Tight-knit Sacramento homeless camp gets OK from state to stay put until December

The Sacramento Homeless Union celebrated what their leaders called a victory in their fight to get the city to allow a tight-knit North Sacramento homeless encampment to stay put.

Since the city announced the May 16 closure date of Camp Resolution, a community of about 50 people who live in city-issued trailers while trying to find housing, over a dozen camp residents have gone to City Hall with impassioned pleas for the council to direct city staff not to close the camp until they all find housing.

Following the outcry, the city extended that deadline.
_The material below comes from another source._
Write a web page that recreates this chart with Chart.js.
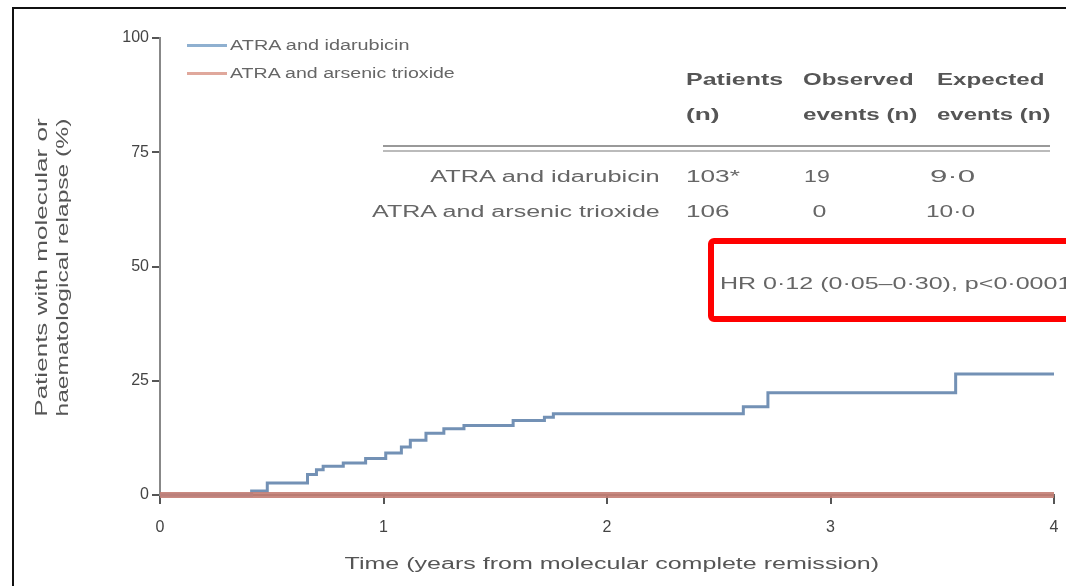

The Sacramento Homeless Union, which represents the members of the camp, then filed a lawsuit against the city alleging the city was breaking the lease by ordering them to leave before housing everyone.

On Wednesday, Camp Resolution’s attorney shared a letter with The Sacramento Bee that showed communication from the Central Valley Regional Water Quality Control Board to the city. The letter stated that residents will be able to stay at the vacant North Sacramento city lot at least until Dec. 1.
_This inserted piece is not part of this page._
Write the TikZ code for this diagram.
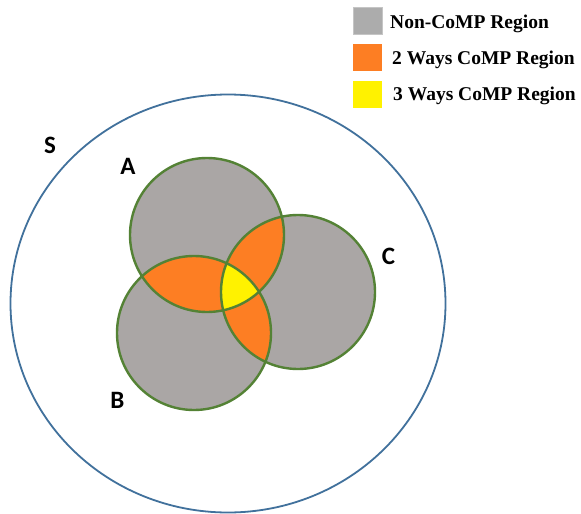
\documentclass[tikz,border=0pt]{standalone}
\usepackage{fontspec}
\setmainfont{Liberation Serif}
\newfontfamily\lblfont{Carlito}
\definecolor{cellgray}{RGB}{170,166,165}
\definecolor{cellgreen}{RGB}{84,130,53}
\definecolor{twoway}{RGB}{253,126,35}
\definecolor{threeway}{RGB}{255,242,0}
\definecolor{sysblue}{RGB}{65,113,156}
\definecolor{leggray}{RGB}{172,172,172}
\begin{document}
\begin{tikzpicture}[x=1pt,y=-1pt,
  cellline/.style={draw=cellgreen,line width=2.4pt},
  legbox/.style={minimum width=29pt,minimum height=27pt,inner sep=0pt},
  legtext/.style={anchor=base west,inner sep=0pt,font=\fontsize{19.5}{22}\selectfont\bfseries},
  setlabel/.style={inner sep=0pt,font=\lblfont\fontsize{25}{28}\selectfont\bfseries}]
\useasboundingbox (0,0) rectangle (581,514);
\fill[white] (0,0) rectangle (581,514);
% centres
\coordinate (cS) at (228,303.5);
\coordinate (cA) at (207,235);
\coordinate (cB) at (194,333);
\coordinate (cC) at (298,292);
% system area S
\draw[sysblue,line width=1.8pt] (cS) ellipse [x radius=217.5pt,y radius=209pt];
% cells
\fill[cellgray] (cA) circle [radius=77pt];
\fill[cellgray] (cB) circle [radius=77pt];
\fill[cellgray] (cC) circle [radius=77pt];
\begin{scope}
  \clip (cA) circle [radius=77pt];
  \fill[twoway] (cB) circle [radius=77pt];
  \fill[twoway] (cC) circle [radius=77pt];
\end{scope}
\begin{scope}
  \clip (cB) circle [radius=77pt];
  \fill[twoway] (cC) circle [radius=77pt];
\end{scope}
\begin{scope}
  \clip (cA) circle [radius=77pt];
  \clip (cB) circle [radius=77pt];
  \fill[threeway] (cC) circle [radius=77pt];
\end{scope}
\draw[cellline] (cA) circle [radius=77pt];
\draw[cellline] (cB) circle [radius=77pt];
\draw[cellline] (cC) circle [radius=77pt];
% labels
\node[setlabel] (lS) at (50,145) {S};
\node[setlabel] (lA) at (128,166) {A};
\node[setlabel] (lB) at (117.5,400) {B};
\node[setlabel] (lC) at (388.5,256) {C};
% legend
\node[legbox,fill=leggray,draw=leggray!70!white,line width=0.6pt] (k1) at (367.5,20.5) {};
\node[legbox,fill=twoway] (k2) at (367.5,57.5) {};
\node[legbox,fill=threeway] (k3) at (367.5,94) {};
\node[legtext] (t1) at (390,28.3) {Non-CoMP Region};
\node[legtext] (t2) at (392,64.3) {2 Ways CoMP Region};
\node[legtext] (t3) at (393,100) {3 Ways CoMP Region};
\end{tikzpicture}
\end{document}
The Homeless Union and the residents are applauding the extension.

“We held firm, we organized, we sued and we won. But this fight is not over,” Crystal Sanchez, president of the Sacramento Homeless Union, said in a news release Wednesday. “We are making sure the city never again tries to close this camp until it has kept its promise of full housing.”

Mark Merin, head of the organization that leases the lot from the city to run the camp, said he has talked to the city attorney’s office and the city will “respond positively.”
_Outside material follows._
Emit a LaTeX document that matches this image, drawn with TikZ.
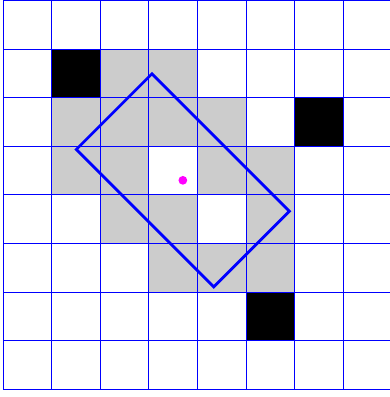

The city is currently reviewing the new water board letter.

“The City has never taken a position that it will object to or oppose an extension of the variance. The City’s concern is that the lessee complies with the terms of the variance and the lease agreement,” City Cttorney Susana Alcala Wood said in a statement. “The litigation filed by the Sacramento Homeless Union should have been directed at (Merin’s organization). Instead, those who purport to be advocates for the homeless delayed actually helping those experiencing homelessness and instead spent their time filing needless litigation in court and preparing press releases.”

The city in 2022 signed a variance with the water board that allowed people to camp in trailers on the site, but prohibited them to camp in tents, due to vapor contamination. The type of contamination that’s present is not harmful to people in vehicles because they’re raised off the ground, the water board said at the time. Some people lived in tents anyway, prompting District Attorney Thien Ho to threaten to sue the city, as he has in the past, which partly factored into the city’s decision to close it.

People are no longer living in tents on the property, said Joyce Williams, one of the camp’s leaders.

As the state variance was close to expiring this spring, the city did not ask for an extension. Instead, the city wrote a letter to Merin that said everyone had to be gone by May 16. Following outcry, the city extended that deadline. The Sacramento Homeless Union, which represents the members of the camp, then filed a lawsuit against the city, alleging the city was breaking the lease by ordering them to leave before housing everyone.

The camp’s residents have held several marches downtown to City Hall this month, holding signs that read “nothing about us without us,” and chanting: “What do we want? Housing! When do we want it? Now!”

Since the city announced the May 16 closure date, over a dozen camp residents have gone to City Hall with impassioned pleas for the council to direct city staff not to close the camp until they all find housing.

Most of Camp Resolution residents are over 45, and all of them have at least one chronic medical illness, Sanchez has said. All but four have a documented disability. Many are women, including Williams and Sharon Jones, a longtime married couple who opened the camp seeking community and greater safety than their camp by the river, where floods, rapes and falling trees are common.

The camp, a Safe Ground, is unique because unlike other shelters, like the one at X Street and Alhambra that costs the city about $3 million a year to operate, the camp costs the city nothing. It is self-governed with its own set of rules and leaders, and relies on donations for water, food and supplies. The residents often hold events such as poetry nights and cookouts, where they build community and invite neighbors.

Dozens of people on the camp’s waitlist are living along the adjacent bike trail. At times they’ve blocked joggers and people using strollers from passing, one woman told the council during Tuesday’s meeting, asking for more enforcement. Some of the people camping on the bike path are engaging in activities that would be against the camp’s rules, leaders have said.

The new water board letter said no more extensions will be granted, but said a different pathway for the camp to stay put was possible. It’s unclear whether Merin or the Homeless Union will try to get approval for the camp to be open past Dec. 1.